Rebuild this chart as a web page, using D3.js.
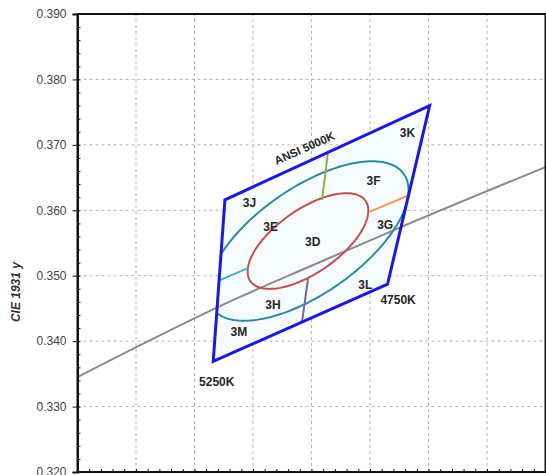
<!DOCTYPE html>
<html>
<head>
<meta charset="utf-8">
<script src="https://cdn.jsdelivr.net/npm/d3@7"></script>
<style>
  html, body { margin: 0; padding: 0; background: #fff; }
  svg { display: block; }
  text { font-family: "Liberation Sans", Arial, sans-serif; }
</style>
</head>
<body>
<svg id="chart" width="546" height="475"></svg>
<script>
// ---------- data ----------
const xDomain = [0.325, 0.365];
const yDomain = [0.320, 0.390];
const xGridValues = [0.330, 0.335, 0.340, 0.345, 0.350, 0.355, 0.360];
const yTickValues = [0.320, 0.330, 0.340, 0.350, 0.360, 0.370, 0.380, 0.390];
const yTickLabels = ["0.320", "0.330", "0.340", "0.350", "0.360", "0.370", "0.380", "0.390"];
const yAxisTitle = "CIE 1931 y";

// ANSI 5000K quadrangle corners (x, y)
const quadX = [0.3376, 0.3551, 0.3515, 0.3366];
const quadY = [0.3616, 0.3760, 0.3487, 0.3369];

// Planckian locus
const planckX = [0.3250, 0.3387, 0.3451, 0.3526, 0.3650];
const planckY = [0.3345, 0.3466, 0.3516, 0.3574, 0.3666];

// MacAdam ellipse (1-step) for 5000K centre
const ellipseCenter = [0.3447, 0.3553];
const macAdamA = 0.00274, macAdamB = 0.00118, macAdamTheta = 59.62;
const ellipseSteps = [5, 3];
const ellipseColors = ["#2f8aa0", "#c0504d"];

// sub-bin separator lines [x1, y1, x2, y2]
const sepNames = ["top", "right", "bottom", "left"];
const sepX1 = [0.34590, 0.35000, 0.34470, 0.33718];
const sepY1 = [0.36156, 0.35980, 0.34948, 0.34933];
const sepX2 = [0.34641, 0.35325, 0.34419, 0.33957];
const sepY2 = [0.36898, 0.36225, 0.34294, 0.35116];
const sepColors = ["#8fb050", "#f79646", "#7a64a0", "#4bacc6"];

// labels
const labelText = ["3K", "3F", "3J", "3E", "3G", "3D", "3H", "3M", "3L", "4750K", "5250K"];
const labelX = [0.3532, 0.3503, 0.3397, 0.3415, 0.3513, 0.3451, 0.3417, 0.3388, 0.3496, 0.3524, 0.3369];
const labelY = [0.3718, 0.3645, 0.3611, 0.3574, 0.3577, 0.3551, 0.3455, 0.3414, 0.3486, 0.3463, 0.3337];
const ansiLabel = "ANSI 5000K";
const ansiLabelPos = [0.3444, 0.3695];

// ---------- layout ----------
const svg = d3.select("#chart");
const x = d3.scaleLinear().domain(xDomain).range([77.5, 545.5]);
const y = d3.scaleLinear().domain(yDomain).range([472, 14]);

// grid
const grid = svg.append("g");
grid.selectAll("line.vx").data(xGridValues).join("line")
  .attr("x1", d => x(d)).attr("x2", d => x(d))
  .attr("y1", y(yDomain[0])).attr("y2", y(yDomain[1]))
  .attr("stroke", "#b4b4b4").attr("stroke-width", 1).attr("stroke-dasharray", "3,3");
grid.selectAll("line.hy").data(yTickValues.slice(1, -1)).join("line")
  .attr("y1", d => y(d)).attr("y2", d => y(d))
  .attr("x1", x(xDomain[0])).attr("x2", x(xDomain[1]))
  .attr("stroke", "#b4b4b4").attr("stroke-width", 1).attr("stroke-dasharray", "3,3");

// quad
const quadPts = quadX.map((v, i) => [x(v), y(quadY[i])]);
svg.append("clipPath").attr("id", "quadClip")
  .append("polygon").attr("points", quadPts.map(p => p.join(",")).join(" "));
svg.append("polygon").attr("points", quadPts.map(p => p.join(",")).join(" "))
  .attr("fill", "#f6fcfe").attr("stroke", "none");

// Planck locus
const line = d3.line().x(d => x(d[0])).y(d => y(d[1])).curve(d3.curveMonotoneX);
svg.append("clipPath").attr("id", "plotClip")
  .append("rect").attr("x", x(xDomain[0])).attr("y", y(yDomain[1]))
  .attr("width", x(xDomain[1]) - x(xDomain[0])).attr("height", y(yDomain[0]) - y(yDomain[1]));
svg.append("path").datum(planckX.map((v, i) => [v, planckY[i]]))
  .attr("d", line).attr("fill", "none").attr("stroke", "#8a8a8a").attr("stroke-width", 2)
  .attr("clip-path", "url(#plotClip)");

// ellipses
function ellipsePoints(steps) {
  const a = steps * macAdamA, b = steps * macAdamB, th = macAdamTheta * Math.PI / 180;
  return d3.range(0, 361, 2).map(deg => {
    const t = deg * Math.PI / 180;
    return [ellipseCenter[0] + a * Math.cos(th) * Math.cos(t) - b * Math.sin(th) * Math.sin(t),
            ellipseCenter[1] + a * Math.sin(th) * Math.cos(t) + b * Math.cos(th) * Math.sin(t)];
  });
}
const lineLin = d3.line().x(d => x(d[0])).y(d => y(d[1]));
ellipseSteps.forEach((s, i) => {
  svg.append("path").datum(ellipsePoints(s))
    .attr("d", lineLin).attr("fill", "none")
    .attr("stroke", ellipseColors[i]).attr("stroke-width", 2)
    .attr("clip-path", "url(#quadClip)");
});

// separators
svg.selectAll("line.sep").data(sepNames).join("line")
  .attr("x1", (d, i) => x(sepX1[i])).attr("y1", (d, i) => y(sepY1[i]))
  .attr("x2", (d, i) => x(sepX2[i])).attr("y2", (d, i) => y(sepY2[i]))
  .attr("stroke", (d, i) => sepColors[i]).attr("stroke-width", 2);

// quad outline
svg.append("polygon").attr("points", quadPts.map(p => p.join(",")).join(" "))
  .attr("fill", "none").attr("stroke", "#1a1ad8").attr("stroke-width", 3)
  .attr("stroke-linejoin", "miter");

// labels
svg.selectAll("text.lbl").data(labelText).join("text")
  .attr("x", (d, i) => x(labelX[i])).attr("y", (d, i) => y(labelY[i]))
  .attr("text-anchor", "middle").attr("dominant-baseline", "central")
  .attr("font-size", 12).attr("font-weight", "bold").attr("fill", "#262626")
  .text(d => d);
svg.append("text")
  .attr("transform", `translate(${x(ansiLabelPos[0])},${y(ansiLabelPos[1])}) rotate(-24)`)
  .attr("text-anchor", "middle").attr("dominant-baseline", "central")
  .attr("font-size", 11.5).attr("font-weight", "bold").attr("fill", "#262626")
  .text(ansiLabel);

// frame
svg.append("rect").attr("x", x(xDomain[0])).attr("y", y(yDomain[1]))
  .attr("width", x(xDomain[1]) - x(xDomain[0])).attr("height", y(yDomain[0]) - y(yDomain[1]))
  .attr("fill", "none").attr("stroke", "#111").attr("stroke-width", 2);

// y axis major ticks + labels
const yAxis = d3.axisLeft(y).tickValues(yTickValues)
  .tickFormat((d, i) => yTickLabels[i]).tickSize(5).tickPadding(6);
const gy = svg.append("g").attr("transform", `translate(${x(xDomain[0])},0)`).call(yAxis);
gy.select(".domain").attr("stroke", "#111").attr("stroke-width", 2);
gy.selectAll(".tick line").attr("stroke", "#111");
gy.selectAll(".tick text").attr("font-size", 12).attr("fill", "#444")
  .attr("font-family", "'Liberation Sans', Arial, sans-serif");

// y minor ticks (inside)
const yMinor = d3.axisRight(y).ticks(35).tickSize(3).tickFormat("");
const gym = svg.append("g").attr("transform", `translate(${x(xDomain[0])},0)`).call(yMinor);
gym.select(".domain").remove();
gym.selectAll(".tick line").attr("stroke", "#111");

// x minor ticks (inside)
const xMinor = d3.axisTop(x).ticks(40).tickSize(3).tickFormat("");
const gxm = svg.append("g").attr("transform", `translate(0,${y(yDomain[0])})`).call(xMinor);
gxm.select(".domain").remove();
gxm.selectAll(".tick line").attr("stroke", "#111");

// y title
svg.append("text")
  .attr("transform", `translate(16,${y(0.3475)}) rotate(-90)`)
  .attr("text-anchor", "middle").attr("dominant-baseline", "central")
  .attr("font-size", 12).attr("font-weight", "bold").attr("font-style", "italic")
  .attr("fill", "#333").text(yAxisTitle);
</script>
</body>
</html>
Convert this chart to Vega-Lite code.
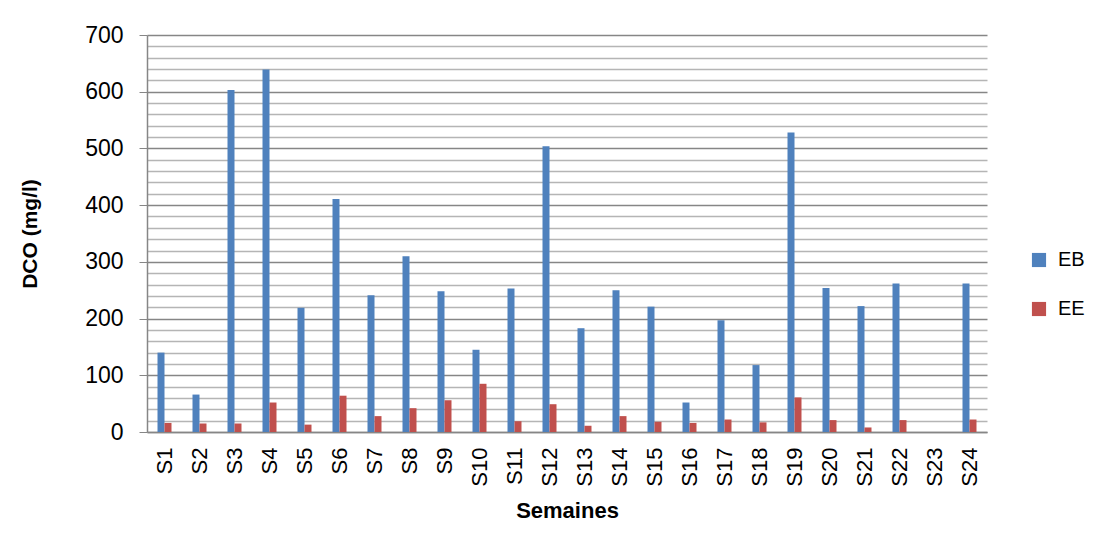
{
  "$schema": "https://vega.github.io/schema/vega-lite/v6.json",
  "width": 840,
  "height": 397,
  "autosize": {"type": "none"},
  "padding": {"left": 147, "top": 35, "right": 112, "bottom": 123},
  "background": "white",
  "config": {
    "view": {"stroke": null},
    "font": "Liberation Sans"
  },
  "data": {
    "values": [
      {"semaine": "S1", "serie": "EB", "dco": 140}, {"semaine": "S1", "serie": "EE", "dco": 16},
      {"semaine": "S2", "serie": "EB", "dco": 66}, {"semaine": "S2", "serie": "EE", "dco": 15},
      {"semaine": "S3", "serie": "EB", "dco": 603}, {"semaine": "S3", "serie": "EE", "dco": 15},
      {"semaine": "S4", "serie": "EB", "dco": 639}, {"semaine": "S4", "serie": "EE", "dco": 52},
      {"semaine": "S5", "serie": "EB", "dco": 219}, {"semaine": "S5", "serie": "EE", "dco": 13},
      {"semaine": "S6", "serie": "EB", "dco": 411}, {"semaine": "S6", "serie": "EE", "dco": 64},
      {"semaine": "S7", "serie": "EB", "dco": 241}, {"semaine": "S7", "serie": "EE", "dco": 28},
      {"semaine": "S8", "serie": "EB", "dco": 310}, {"semaine": "S8", "serie": "EE", "dco": 42},
      {"semaine": "S9", "serie": "EB", "dco": 248}, {"semaine": "S9", "serie": "EE", "dco": 56},
      {"semaine": "S10", "serie": "EB", "dco": 145}, {"semaine": "S10", "serie": "EE", "dco": 85},
      {"semaine": "S11", "serie": "EB", "dco": 253}, {"semaine": "S11", "serie": "EE", "dco": 19},
      {"semaine": "S12", "serie": "EB", "dco": 504}, {"semaine": "S12", "serie": "EE", "dco": 49},
      {"semaine": "S13", "serie": "EB", "dco": 183}, {"semaine": "S13", "serie": "EE", "dco": 11},
      {"semaine": "S14", "serie": "EB", "dco": 250}, {"semaine": "S14", "serie": "EE", "dco": 28},
      {"semaine": "S15", "serie": "EB", "dco": 221}, {"semaine": "S15", "serie": "EE", "dco": 18},
      {"semaine": "S16", "serie": "EB", "dco": 52}, {"semaine": "S16", "serie": "EE", "dco": 16},
      {"semaine": "S17", "serie": "EB", "dco": 197}, {"semaine": "S17", "serie": "EE", "dco": 22},
      {"semaine": "S18", "serie": "EB", "dco": 118}, {"semaine": "S18", "serie": "EE", "dco": 17},
      {"semaine": "S19", "serie": "EB", "dco": 528}, {"semaine": "S19", "serie": "EE", "dco": 61},
      {"semaine": "S20", "serie": "EB", "dco": 254}, {"semaine": "S20", "serie": "EE", "dco": 21},
      {"semaine": "S21", "serie": "EB", "dco": 222}, {"semaine": "S21", "serie": "EE", "dco": 8},
      {"semaine": "S22", "serie": "EB", "dco": 262}, {"semaine": "S22", "serie": "EE", "dco": 21},
      {"semaine": "S23", "serie": "EB", "dco": null}, {"semaine": "S23", "serie": "EE", "dco": null},
      {"semaine": "S24", "serie": "EB", "dco": 262}, {"semaine": "S24", "serie": "EE", "dco": 22}
    ]
  },
  "mark": {"type": "bar"},
  "encoding": {
    "x": {
      "field": "semaine",
      "type": "nominal",
      "scale": {
        "domain": ["S1","S2","S3","S4","S5","S6","S7","S8","S9","S10","S11","S12","S13","S14","S15","S16","S17","S18","S19","S20","S21","S22","S23","S24"],
        "paddingInner": 0.6,
        "paddingOuter": 0.3
      },
      "axis": {
        "title": "Semaines",
        "titleFont": "Liberation Sans",
        "titleFontSize": 22,
        "titleFontWeight": "bold",
        "titleColor": "black",
        "titlePadding": 14,
        "labelAngle": -90,
        "labelFontSize": 22,
        "labelColor": "black",
        "labelPadding": 15,
        "labelAlign": "right",
        "labelBaseline": "middle",
        "ticks": false,
        "domainColor": "#868686",
        "domainWidth": 1.5,
        "grid": false
      }
    },
    "xOffset": {"field": "serie", "type": "nominal", "sort": ["EB", "EE"]},
    "y": {
      "field": "dco",
      "type": "quantitative",
      "scale": {"domain": [0, 700], "nice": false, "zero": true},
      "axis": {
        "title": "DCO (mg/l)",
        "titleFont": "Liberation Sans",
        "titleFontSize": 21,
        "titleFontWeight": "bold",
        "titleColor": "black",
        "titlePadding": 44,
        "values": [0,20,40,60,80,100,120,140,160,180,200,220,240,260,280,300,320,340,360,380,400,420,440,460,480,500,520,540,560,580,600,620,640,660,680,700],
        "labelExpr": "datum.value % 100 === 0 ? datum.label : ''",
        "labelFontSize": 23,
        "labelColor": "black",
        "labelPadding": 16,
        "tickSize": 8,
        "tickColor": "#868686",
        "tickOpacity": {"condition": {"test": "datum.value % 100 === 0", "value": 1}, "value": 0},
        "domainColor": "#868686",
        "domainWidth": 1.5,
        "grid": true,
        "gridColor": {"condition": {"test": "datum.value % 100 === 0", "value": "#868686"}, "value": "#b5b5b5"},
        "gridWidth": 1.5
      }
    },
    "color": {
      "field": "serie",
      "type": "nominal",
      "scale": {"domain": ["EB", "EE"], "range": ["#4F81BD", "#C0504D"]},
      "legend": {
        "title": null,
        "orient": "none",
        "legendX": 882,
        "legendY": 215,
        "padding": 0,
        "symbolType": "square",
        "symbolSize": 200,
        "symbolStrokeWidth": 0,
        "labelFontSize": 20,
        "labelColor": "black",
        "labelOffset": 9,
        "rowPadding": 29
      }
    }
  }
}
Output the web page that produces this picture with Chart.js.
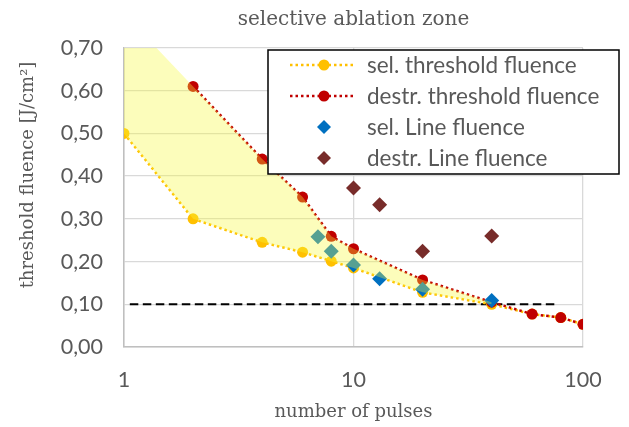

AIM OF THE EXERCISE = Please extract exactly the lines of the data, from the first through the line containing "const ansiLabelPos = [0.3444, 0.3695];", and add no pictures to the copy.

EXERCISE OUTPUT =
Rebuild this chart as a web page, using D3.js.
<!DOCTYPE html>
<html>
<head>
<meta charset="utf-8">
<script src="https://cdn.jsdelivr.net/npm/d3@7"></script>
<style>
  html, body { margin: 0; padding: 0; background: #fff; }
  svg { display: block; }
  text { font-family: "Liberation Sans", Arial, sans-serif; }
</style>
</head>
<body>
<svg id="chart" width="546" height="475"></svg>
<script>
// ---------- data ----------
const xDomain = [0.325, 0.365];
const yDomain = [0.320, 0.390];
const xGridValues = [0.330, 0.335, 0.340, 0.345, 0.350, 0.355, 0.360];
const yTickValues = [0.320, 0.330, 0.340, 0.350, 0.360, 0.370, 0.380, 0.390];
const yTickLabels = ["0.320", "0.330", "0.340", "0.350", "0.360", "0.370", "0.380", "0.390"];
const yAxisTitle = "CIE 1931 y";

// ANSI 5000K quadrangle corners (x, y)
const quadX = [0.3376, 0.3551, 0.3515, 0.3366];
const quadY = [0.3616, 0.3760, 0.3487, 0.3369];

// Planckian locus
const planckX = [0.3250, 0.3387, 0.3451, 0.3526, 0.3650];
const planckY = [0.3345, 0.3466, 0.3516, 0.3574, 0.3666];

// MacAdam ellipse (1-step) for 5000K centre
const ellipseCenter = [0.3447, 0.3553];
const macAdamA = 0.00274, macAdamB = 0.00118, macAdamTheta = 59.62;
const ellipseSteps = [5, 3];
const ellipseColors = ["#2f8aa0", "#c0504d"];

// sub-bin separator lines [x1, y1, x2, y2]
const sepNames = ["top", "right", "bottom", "left"];
const sepX1 = [0.34590, 0.35000, 0.34470, 0.33718];
const sepY1 = [0.36156, 0.35980, 0.34948, 0.34933];
const sepX2 = [0.34641, 0.35325, 0.34419, 0.33957];
const sepY2 = [0.36898, 0.36225, 0.34294, 0.35116];
const sepColors = ["#8fb050", "#f79646", "#7a64a0", "#4bacc6"];

// labels
const labelText = ["3K", "3F", "3J", "3E", "3G", "3D", "3H", "3M", "3L", "4750K", "5250K"];
const labelX = [0.3532, 0.3503, 0.3397, 0.3415, 0.3513, 0.3451, 0.3417, 0.3388, 0.3496, 0.3524, 0.3369];
const labelY = [0.3718, 0.3645, 0.3611, 0.3574, 0.3577, 0.3551, 0.3455, 0.3414, 0.3486, 0.3463, 0.3337];
const ansiLabel = "ANSI 5000K";
const ansiLabelPos = [0.3444, 0.3695];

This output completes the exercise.